Apart from man, no other animal is able to change the landscape as much as the beaver. Working in groups they fell trees, from which they build dams to control the flow of their rivers, and dig canals to carry logs back to their homes. Sometimes their dams can be huge, more than 600 metres wide.
Beavers usually sleep during the day and come out around sunset. They like to live in wooded places near streams, rivers and lakes.
Although they look rather clumsy when they are walking on land, they are good swimmers and can stay underwater for fifteen minutes if necessary.
Beavers live together in family groups. The young stay with their parents until they are two years oíd, then the adult beavers chase them away so that they may start their own colonies.
The beaver's home is either a burrow in the river bank or a 'lodge' built out of twigs, branches and mud. Both types have underwater entrances. The lodge usually has one circular 'room' which is where the beavers sleep. This is also where the young spend the first few weeks of their lives. In the top part of the lodge the mud and twigs are less densely packed so that some air is allowed through.
Beavers build dams to control the water level round their homes. The dam is made from felled trees, which the beaver gnaws through with the front teeth which keep growing throughout its life.
The beaver was once common throughout Europe, parts of Asia and North America. It was of great importance to the early hunting tribes, who ate beaver meat and used the fur to make clothing.
Different parts of the beaver were made into medicines. Most valuable of all was castoreum, a scented substance the beaver produces from special glands in its body and uses to mark the borders of its territory. This substance was believed to cure almost any kind pf sickness — from headaches to madness. Castoreum is still used in perfumes and cosmetics.
The fashion for beaverskin hats, a fashion which lasted for several centuries, did not help the beaver. Beaverskin was preferred to any other kind of fur because it was water-repellent and kept the wearer's head dry. After the beaver had become extinct in Britain, around the twelfth century, the fur for the hats was bought from other countries in Europe.
Place names such as Beverley, in England, probably mean 'stream inhabited by beavers', and are often all that remain to show that beavers once lived there.
The beaver became extinct in Switzerland during the eighteenth century and was wiped out in Sweden and Finland about a hundred years later. Early this century the beaver was in great danger of becoming extinct throughout Europe.

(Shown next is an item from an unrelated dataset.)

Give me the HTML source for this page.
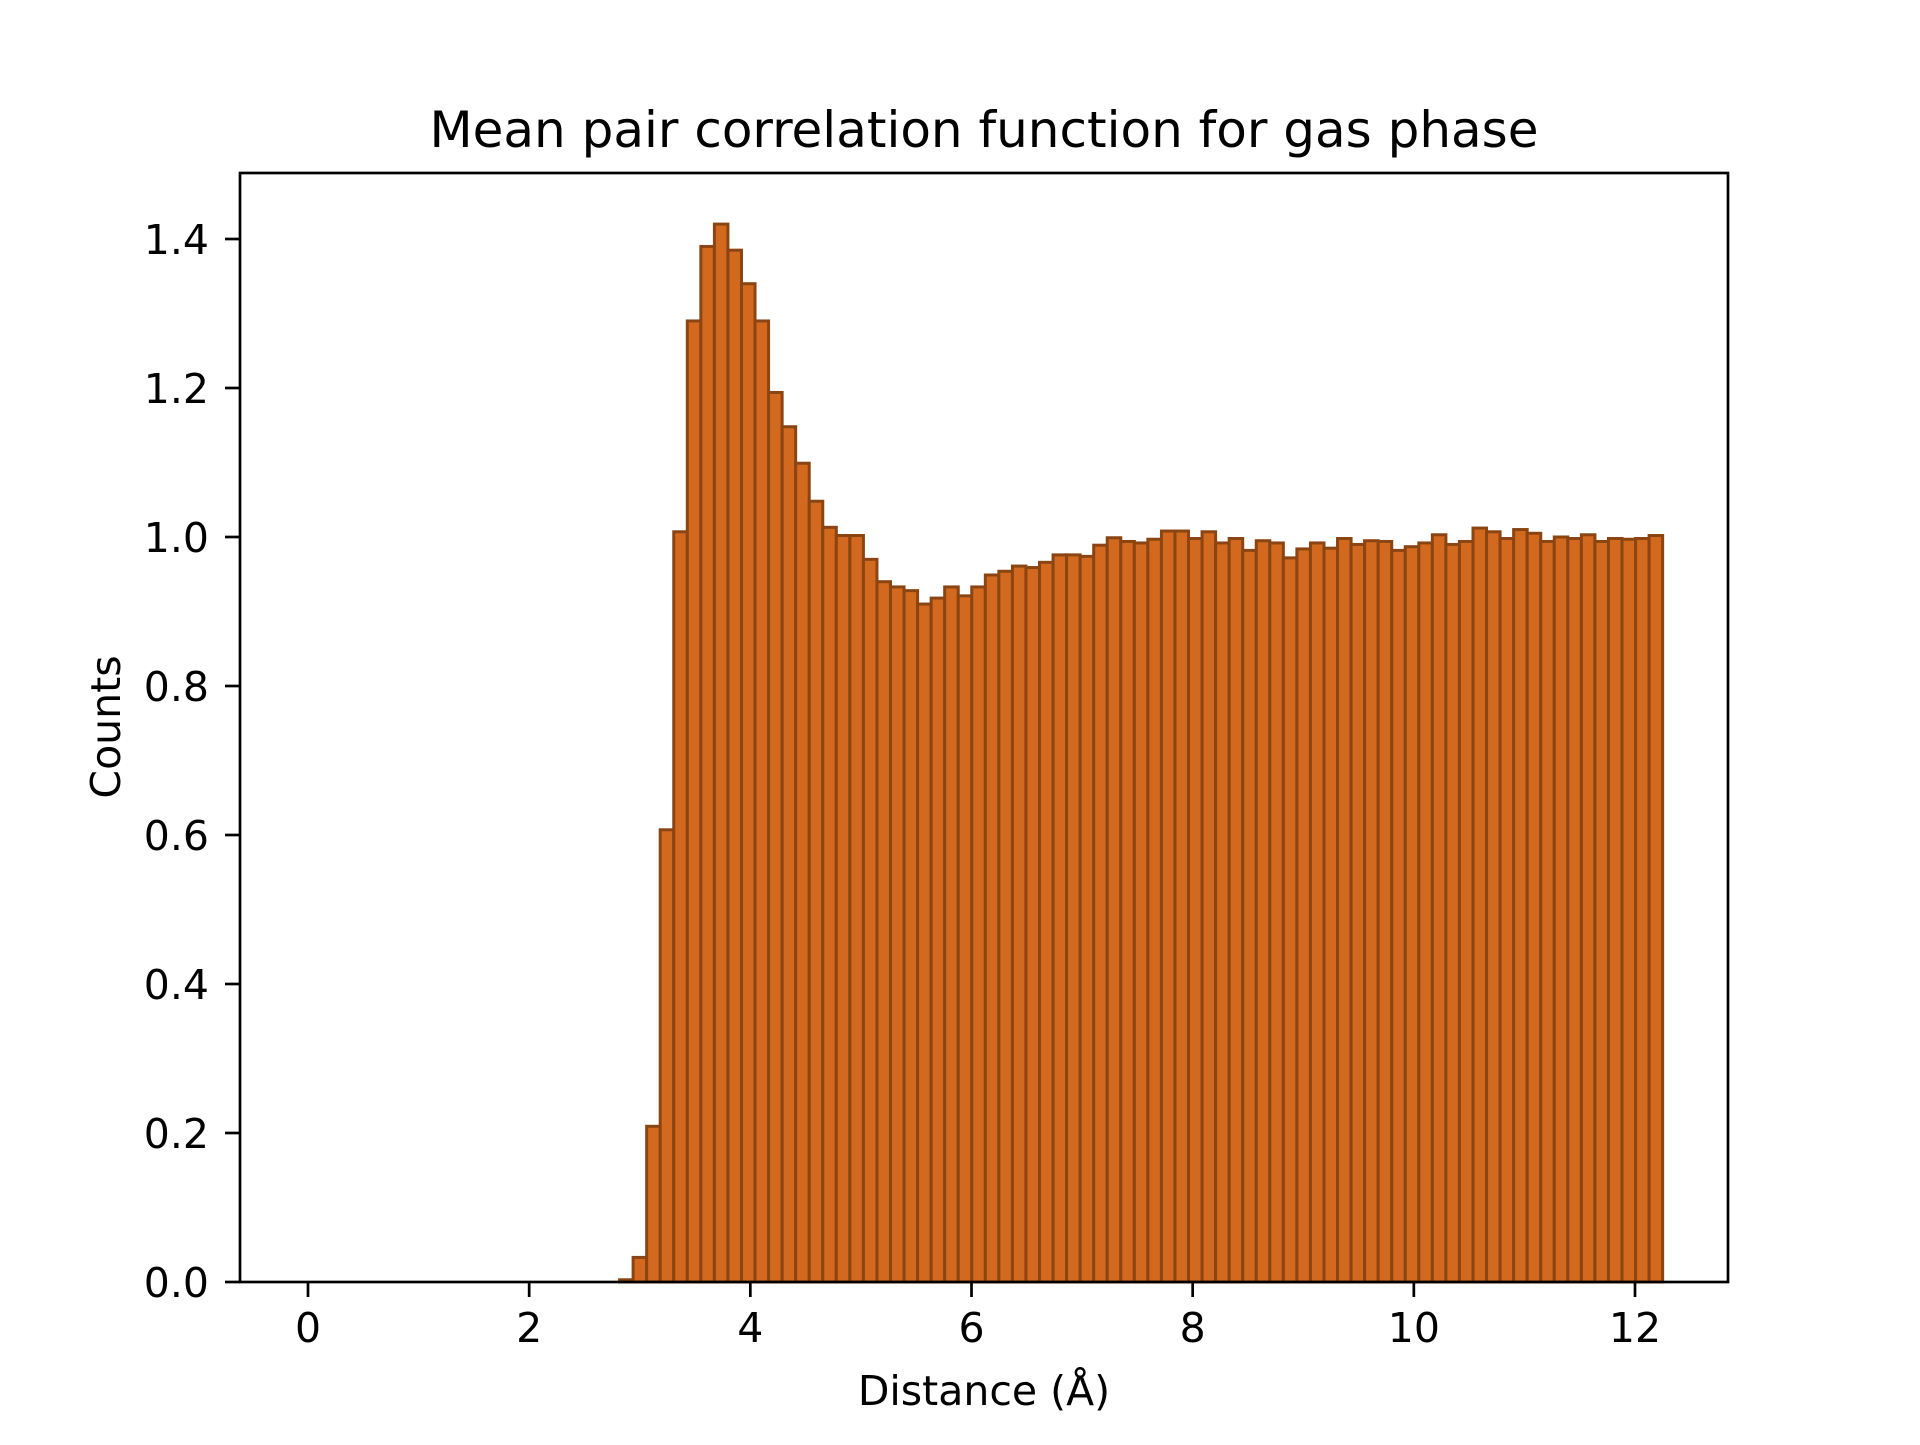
<!DOCTYPE html>
<html><head><meta charset="utf-8"><style>
html,body{margin:0;padding:0;background:#fff;}
svg text{font-family:"DejaVu Sans","Liberation Sans",sans-serif;fill:#000;}
</style></head><body>
<svg id="chart" width="1920" height="1440" viewBox="0 0 1920 1440" xmlns="http://www.w3.org/2000/svg">
<rect x="0" y="0" width="1920" height="1440" fill="#fff"/>
<text x="984" y="147" font-size="50" text-anchor="middle">Mean pair correlation function for gas phase</text>
<g id="bars"></g>
<g id="axes"></g>
<text x="984" y="1405" font-size="41" text-anchor="middle">Distance (Å)</text>
<text transform="translate(120,727) rotate(-90)" font-size="41" text-anchor="middle">Counts</text>
</svg>
<script>
const binWidth = 0.1225;
const counts = [0,0,0,0,0,0,0,0,0,0,0,0,0,0,0,0,0,0,0,0,0,0,0,0.003,
0.033,0.209,0.607,1.007,1.29,1.39,1.42,1.385,1.34,1.29,1.194,1.148,1.099,1.048,1.013,1.002,1.002,0.97,0.94,0.933,0.928,0.91,0.918,0.933,0.921,0.933,
0.949,0.954,0.961,0.959,0.966,0.976,0.976,0.974,0.989,0.999,0.994,0.992,0.997,1.008,1.008,0.998,1.007,0.992,0.998,0.982,0.995,0.992,0.972,0.984,0.992,
0.985,0.998,0.99,0.995,0.994,0.982,0.987,0.992,1.003,0.99,0.994,1.012,1.007,0.998,1.01,1.005,0.994,1.0,0.998,1.003,0.994,0.998,0.997,0.998,1.002];
const xTicks = [0,2,4,6,8,10,12];
const yTicks = [0.0,0.2,0.4,0.6,0.8,1.0,1.2,1.4];

const NS = "http://www.w3.org/2000/svg";
const L = 240, R = 1728, T = 173, B = 1282;
function xs(v){ return 308 + v * (1635 - 308) / 12; }
function ys(v){ return 1282 - v * (1282 - 239) / 1.4; }

const bars = document.getElementById('bars');
counts.forEach((c, i) => {
  const x0 = xs(i * binWidth), x1 = xs((i + 1) * binWidth);
  const r = document.createElementNS(NS, 'rect');
  r.setAttribute('x', x0);
  r.setAttribute('y', ys(c));
  r.setAttribute('width', x1 - x0);
  r.setAttribute('height', ys(0) - ys(c));
  r.setAttribute('fill', '#D2691E');
  r.setAttribute('stroke', '#8B4513');
  r.setAttribute('stroke-width', '3');
  
  
  bars.appendChild(r);
});

const axes = document.getElementById('axes');
const frame = document.createElementNS(NS, 'rect');
frame.setAttribute('x', L); frame.setAttribute('y', T);
frame.setAttribute('width', R - L); frame.setAttribute('height', B - T);
frame.setAttribute('fill', 'none'); frame.setAttribute('stroke', '#000'); frame.setAttribute('stroke-width', '2.7');


axes.appendChild(frame);

xTicks.forEach(t => {
  const x = xs(t);
  const l = document.createElementNS(NS, 'line');
  l.setAttribute('x1', x); l.setAttribute('x2', x); l.setAttribute('y1', B); l.setAttribute('y2', B + 15);
  l.setAttribute('stroke', '#000'); l.setAttribute('stroke-width', '2.7');
  
  
  axes.appendChild(l);
  const tx = document.createElementNS(NS, 'text');
  tx.setAttribute('x', x); tx.setAttribute('y', 1342);
  tx.setAttribute('font-size', '41'); tx.setAttribute('text-anchor', 'middle');
  tx.textContent = String(t);
  
  
  axes.appendChild(tx);
});
yTicks.forEach(t => {
  const y = ys(t);
  const l = document.createElementNS(NS, 'line');
  l.setAttribute('x1', L - 15); l.setAttribute('x2', L); l.setAttribute('y1', y); l.setAttribute('y2', y);
  l.setAttribute('stroke', '#000'); l.setAttribute('stroke-width', '2.7');
  
  
  axes.appendChild(l);
  const tx = document.createElementNS(NS, 'text');
  tx.setAttribute('x', 209); tx.setAttribute('y', y + 15);
  tx.setAttribute('font-size', '41'); tx.setAttribute('text-anchor', 'end');
  tx.textContent = t.toFixed(1);
  
  
  axes.appendChild(tx);
});
</script>
</body></html>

In the past thirty years or so people have tried to return beavers to their old homes. This project has been successful, and the beaver has been reintroduced to countries such as Sweden, Germany, Switzerland and the areas of Russia where it had become extinct. Fifty years ago there were only a few hundred beavers left in Europe — now there are several thousand. The beaver is protected where ver it is found.
Beavers have often been accused of being destructive animals which destroy the landscape and eat the bark of valuable trees. Slowly we are beginning to realize that they can help us. Their dams keep rivers flowing evenly and prevent floods, and most of the trees they feed on — birch, willow and eider — are of little use to man.